Arnaud Le Guern : Au Rocher, je travaille depuis 3 ans avec Bruno Nougayrède, qui dirige la maison, et avec ses équipes afin de trouver et éditer de belles plumes, de bons textes, en littérature française mais aussi des essais, des enquêtes des témoignages. Chez Séguier, le plus chic des éditeurs, j’ai publié Vadim, un playboy français, et édité People Baazar, les mémoires de Jean-Pierre de Lucovich. Mais, surtout, Jean Le Gall, à la tête de Séguier, est un ami précieux, avec lequel les conversations sont toujours un plaisir. Et de ces conversations, parfois, naissent des idées de livres…
La Cause Littéraire : Enfin de quoi sera fait l’avenir littéraire d’Arnaud Le Guern ? Vous avez des projets ? Des livres qui s’écrivent en ce moment ? Finalement quel est votre état d’esprit en ce moment ?
Arnaud Le Guern : Des romans, des essais, édités par mes soins aux éditions du Rocher, sont à venir : Nager dans les dollars, roman à l’humour très noir de François Marchand, un portrait très personnel de Roger Federer par Thomas Sotto, puis à la rentrée : le deuxième roman de Vladimir de Gmeline, une déclaration d’amour à l’automobile de Thomas Morales, des nouvelles d’Eric Neuhoff … Entre autres. Quant à moi, je suis en train d’achever mon prochain roman.
Philippe Chauché
(1) Nous avons appris la disparition du philosophe Clément Rosset, le 28 mars dernier.
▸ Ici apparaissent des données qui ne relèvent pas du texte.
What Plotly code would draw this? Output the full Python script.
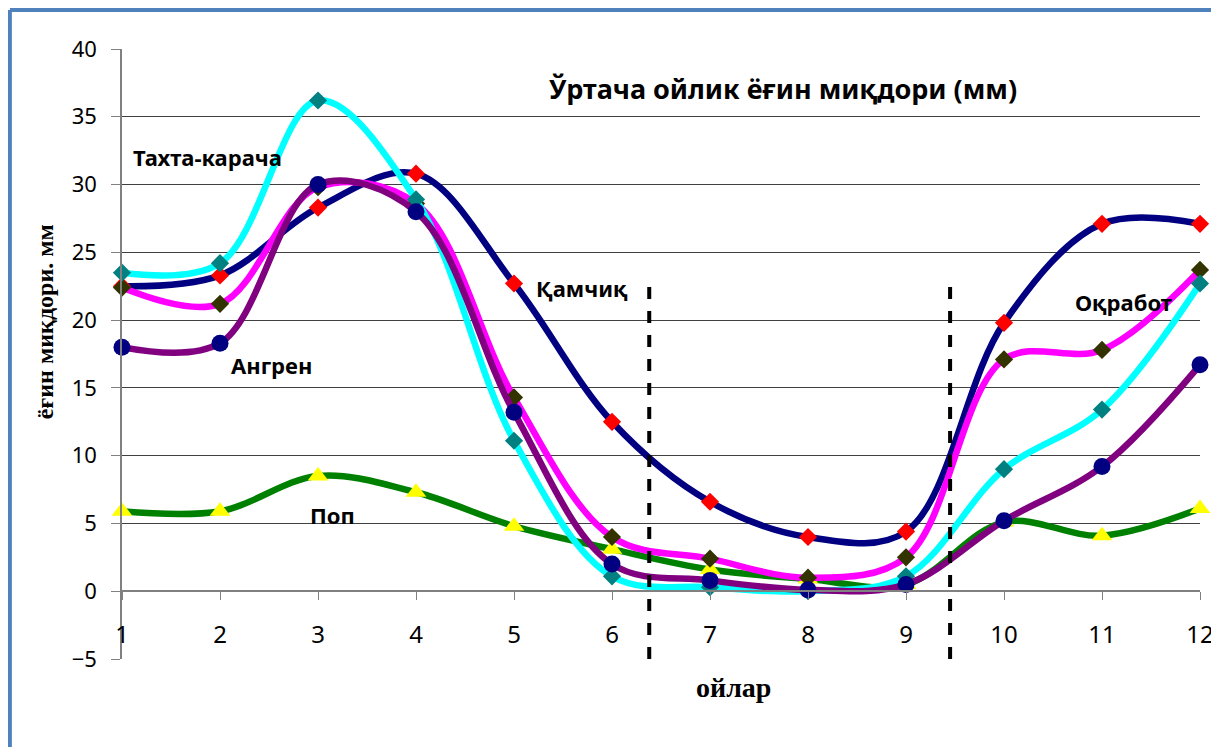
import plotly.graph_objects as go

months = [1, 2, 3, 4, 5, 6, 7, 8, 9, 10, 11, 12]
month_labels = [str(m) for m in months]

# Series values (mm)
kamchik = [22.5, 23.3, 28.3, 30.8, 22.7, 12.5, 6.6, 4.0, 4.4, 19.8, 27.1, 27.1]
okrabot = [22.4, 21.2, 29.8, 28.6, 14.3, 4.0, 2.4, 1.0, 2.5, 17.1, 17.8, 23.7]
takhta = [23.5, 24.2, 36.2, 28.9, 11.1, 1.1, 0.3, 0.0, 1.1, 9.0, 13.4, 22.7]
angren = [18.0, 18.3, 30.0, 28.0, 13.2, 2.0, 0.8, 0.1, 0.5, 5.2, 9.2, 16.7]
pop = [5.9, 5.9, 8.5, 7.3, 4.8, 3.1, 1.6, 0.9, 0.5, 5.1, 4.1, 6.1]

series = [
    ("Поп", pop, "#008000", "#FFFF00", "triangle-up", 18),
    ("Қамчиқ", kamchik, "#000080", "#FF0000", "diamond", 14),
    ("Оқработ", okrabot, "#FF00FF", "#333300", "diamond", 14),
    ("Тахта-карача", takhta, "#00FFFF", "#008080", "diamond", 14),
    ("Ангрен", angren, "#800080", "#000080", "circle", 17),
]

# Series name labels placed in the plot (x, y in data units)
label_names = ["Тахта-карача", "Ангрен", "Қамчиқ", "Поп", "Оқработ"]
label_x = [1.87, 2.53, 5.69, 3.15, 11.22]
label_y = [32.0, 16.7, 22.4, 5.6, 21.3]

# Season boundary dashed lines
boundary_x = [6.38, 9.45]
boundary_top = 23.0

title_text = "Ўртача ойлик ёғин миқдори (мм)"
y_title = "ёғин миқдори. мм"
x_title = "ойлар"

y_min, y_max = -5, 40

fig = go.Figure()
for name, vals, lc, mc, sym, ms in series:
    fig.add_trace(go.Scatter(
        x=months, y=vals, name=name, mode="lines+markers",
        line=dict(color=lc, width=6.5, shape="spline", smoothing=1.0),
        marker=dict(color=mc, symbol=sym, size=ms, line=dict(width=0)),
        cliponaxis=False, showlegend=False,
    ))

for bx in boundary_x:
    fig.add_shape(type="line", xref="x", yref="y", x0=bx, x1=bx,
                  y0=y_min, y1=boundary_top,
                  line=dict(color="black", width=4, dash="dash"))

# outer frame (left and top edges visible)
frame_color = "#4F81BD"
fig.add_shape(type="line", xref="paper", yref="paper",
              x0=-0.104, x1=-0.104, y0=-0.2, y1=1.064,
              line=dict(color=frame_color, width=4))
fig.add_shape(type="line", xref="paper", yref="paper",
              x0=-0.104, x1=1.05, y0=1.064, y1=1.064,
              line=dict(color=frame_color, width=4))

sans = "Noto Sans"
serif = "Liberation Serif"

for t, lx, ly in zip(label_names, label_x, label_y):
    fig.add_annotation(x=lx, y=ly, xref="x", yref="y", text="<b>" + t + "</b>",
                       showarrow=False, font=dict(family=sans, size=22, color="black"))

fig.add_annotation(x=7.74, y=37.1, xref="x", yref="y", text="<b>" + title_text + "</b>",
                   showarrow=False, font=dict(family=sans, size=27, color="black"))

fig.add_annotation(x=-0.0714, y=0.552, xref="paper", yref="paper", text="<b>" + y_title + "</b>",
                   textangle=-90, showarrow=False, xanchor="center", yanchor="middle",
                   font=dict(family=serif, size=24, color="black"))
fig.add_annotation(x=0.567, y=-0.0475, xref="paper", yref="paper", text="<b>" + x_title + "</b>",
                   showarrow=False, xanchor="center", yanchor="middle",
                   font=dict(family=serif, size=28, color="black"))

fig.update_layout(
    width=1219, height=747,
    margin=dict(l=114, r=27, t=41, b=96, autoexpand=False),
    paper_bgcolor="white", plot_bgcolor="white",
    xaxis=dict(range=[1, 12], tickvals=months, ticktext=month_labels,
               anchor="free", position=(0 - y_min) / (y_max - y_min),
               showline=True, linecolor="#808080", linewidth=1.5,
               ticks="outside", ticklen=8, tickcolor="#808080",
               showgrid=False, zeroline=False, ticklabelstandoff=14,
               automargin=False, ticklabeloverflow="allow",
               tickfont=dict(family=sans, size=24, color="black")),
    yaxis=dict(range=[y_min, y_max], dtick=5, tick0=0,
               showline=True, linecolor="#808080", linewidth=1.5,
               ticks="outside", ticklen=9, tickcolor="#808080",
               showgrid=True, gridcolor="#404040", gridwidth=1.2,
               zeroline=False, ticklabelstandoff=10, automargin=False,
               tickfont=dict(family=sans, size=22, color="black")),
)

fig.write_html("out.html")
Grand lecteur d’Althusser, En ce temps-là, de Schopenhauer, Philosophie de l’Absurde, de Nietzsche, et de Wittgenstein, amateur de musique, Mozart, une folie de l’allégresse, lui-même pianiste, cinéphile amusé, il a fondé sa pensée sur le tragique, le réel et la joie. Il a publié aux Editions de Minuit et aux PUF dans la collection Perspectives Critiques que dirigeait son ami Roland Jaccard.